On 2006031517:38:59, heather wrote:
>
>
>
>1 Liter= ______quarts
>
>1 Gallon= _____ liters
>
>1 Liter = _____ milliters 
>
>
>

Per the Websters New World Dictionary: Liter is "the basic unit of
volume or capacity in the metric system, equal to 33.76 fluid ounces
or 1.0567 liquid quarts (0.9081 dry quarts..."

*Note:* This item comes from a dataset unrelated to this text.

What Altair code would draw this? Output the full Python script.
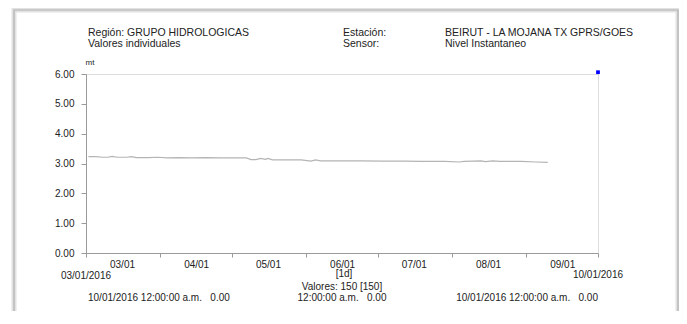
import altair as alt
import pandas as pd

# ---- data ----
dates = ["2016-03-02", "2016-03-05", "2016-03-08", "2016-03-10", "2016-03-12", "2016-03-14",
         "2016-03-18", "2016-03-20", "2016-03-22", "2016-03-27", "2016-03-31", "2016-04-04",
         "2016-04-09", "2016-04-14", "2016-04-20", "2016-04-26", "2016-05-02", "2016-05-07",
         "2016-05-09", "2016-05-11", "2016-05-13", "2016-05-15", "2016-05-16", "2016-05-18",
         "2016-05-24", "2016-05-30", "2016-06-03", "2016-06-05", "2016-06-07", "2016-06-15",
         "2016-06-24", "2016-07-03", "2016-07-12", "2016-07-19", "2016-07-29", "2016-08-04",
         "2016-08-06", "2016-08-13", "2016-08-15", "2016-08-18", "2016-08-21", "2016-08-30",
         "2016-09-05", "2016-09-10"]
levels = [3.23, 3.23, 3.21, 3.21, 3.24, 3.21,
          3.21, 3.23, 3.20, 3.20, 3.21, 3.19,
          3.20, 3.19, 3.20, 3.19, 3.19, 3.19,
          3.13, 3.13, 3.17, 3.14, 3.17, 3.12,
          3.12, 3.12, 3.08, 3.12, 3.09, 3.09,
          3.09, 3.08, 3.08, 3.07, 3.07, 3.05,
          3.07, 3.09, 3.06, 3.09, 3.07, 3.07,
          3.05, 3.04]
marker_dates = ["2016-10-01"]
marker_values = [6.06]

y_ticks = [0, 1, 2, 3, 4, 5, 6]
month_ticks = [3, 4, 5, 6, 7, 8, 9, 10]

header_left = ["Región: GRUPO HIDROLOGICAS", "Valores individuales"]
header_mid = ["Estación:", "Sensor:"]
header_right = ["BEIRUT - LA MOJANA TX GPRS/GOES", "Nivel Instantaneo"]
start_label = "03/01/2016"
end_label = "10/01/2016"
interval_label = "[1d]"
count_label = "Valores: 150 [150]"
nb = "\u00a0"
min_label = "10/01/2016 12:00:00 a.m." + nb * 3 + "0.00"
mid_label = "12:00:00 a.m." + nb * 3 + "0.00"
max_label = "10/01/2016 12:00:00 a.m." + nb * 3 + "0.00"

FONT = "Liberation Sans"
TXT = "#222222"

df = pd.DataFrame({"date": dates, "level": levels})
dm = pd.DataFrame({"date": marker_dates, "level": marker_values})

xdomain = [alt.DateTime(year=2016, month=3, date=1, utc=True),
           alt.DateTime(year=2016, month=10, date=1, utc=True)]
xvals = [alt.DateTime(year=2016, month=m, date=1, utc=True) for m in month_ticks]

xenc = alt.X("date:T",
             scale=alt.Scale(type="utc", domain=xdomain),
             axis=alt.Axis(values=xvals, grid=False, title=None,
                           labelExpr="utcmonth(datum.value) == 9 ? '' : utcFormat(datum.value, '%m/%d')",
                           labelOffset=36, labelPadding=2, tickSize=4,
                           labelFlush=False, labelOverlap=False,
                           labelFontSize=10, labelColor=TXT, labelFont=FONT,
                           domainColor="#9a9a9a", tickColor="#9a9a9a"))
yenc = alt.Y("level:Q",
             scale=alt.Scale(domain=[0, 6], nice=False, zero=True),
             axis=alt.Axis(values=y_ticks, format=".2f", grid=False,
                           labelOverlap=False, labelFlush=False,
                           title="mt", titleAngle=0, titleAlign="left", titleX=-1, titleY=-8,
                           titleFontSize=8, titleFontWeight="normal", titleColor=TXT, titleFont=FONT,
                           tickSize=5, labelPadding=7, labelFontSize=10, labelColor=TXT, labelFont=FONT,
                           domainColor="#9a9a9a", tickColor="#9a9a9a"))

line = alt.Chart(df).mark_line(color="#b4b4b4", strokeWidth=1.2).encode(x=xenc, y=yenc)
marker = alt.Chart(dm).mark_square(color="#0000ff", size=14, opacity=1).encode(x=xenc, y=yenc)


def txt(s, x, y, align="left", size=10.5):
    return alt.Chart(alt.Data(values=[{"t": s}])).mark_text(
        align=align, baseline="middle", fontSize=size, font=FONT, color=TXT
    ).encode(text="t:N", x=alt.value(x), y=alt.value(y))


frame_outer = alt.Chart(alt.Data(values=[{}])).mark_rect(
    fillOpacity=0, stroke="#e2e2e2", strokeWidth=5
).encode(x=alt.value(-72), x2=alt.value(592), y=alt.value(-64), y2=alt.value(249))
frame_inner = alt.Chart(alt.Data(values=[{}])).mark_rect(
    fillOpacity=0, stroke="#b0b0b0", strokeWidth=1.2
).encode(x=alt.value(-72), x2=alt.value(592), y=alt.value(-64), y2=alt.value(249))

texts = [
    txt(header_left[0], 2, -41), txt(header_left[1], 2, -30),
    txt(header_mid[0], 257, -41), txt(header_mid[1], 257, -30),
    txt(header_right[0], 359, -41), txt(header_right[1], 359, -30),
    txt(start_label, 0, 202, "center", 10), txt(end_label, 512, 201, "center", 10),
    txt(interval_label, 258, 200, "center", 10), txt(count_label, 256, 213, "center", 10),
    txt(min_label, 2, 224, "left", 10), txt(mid_label, 256, 224, "center", 10),
    txt(max_label, 512, 224, "right", 10),
]

chart = alt.layer(line, marker, frame_outer, frame_inner, *texts).properties(
    width=512, height=179,
    autosize=alt.AutoSizeParams(type="none"),
    padding={"left": 78, "top": 66, "right": 81, "bottom": 58},
    background="white",
).configure_view(strokeWidth=0).configure(font=FONT)

chart.save("out.html", embed_options={"renderer": "svg", "actions": False})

Notice that if you buy potting soil, it is sold as dry quarts.  If you
buy liquid such as mustard, milk etc. , it is considered liquid
measure.  

Per the Websters New World Dictionary: Gallon is "a unit of liquid
measure, equal to 4 liquid quarts (3.7854 liquid liters): the British
and Canadian imperial gallon equals 4.54596 liquid liters b) a unit of
dry measure, equal to L peck or 4 dry quarts (4.4048 dry liters or
0.1556 cubic foot): abbrev. gal"

A liter has 1000 milliters.  

Too bad liquid and dry measure has to be different.  I suspect it was
a political thing at one time.  Not sure, however, how that came
about.  Maybe someone knows the reason. Myself I didn't realize the
difference until I bought some potting soil last year and tried to see
why my calculations didn't work using the liquid definition.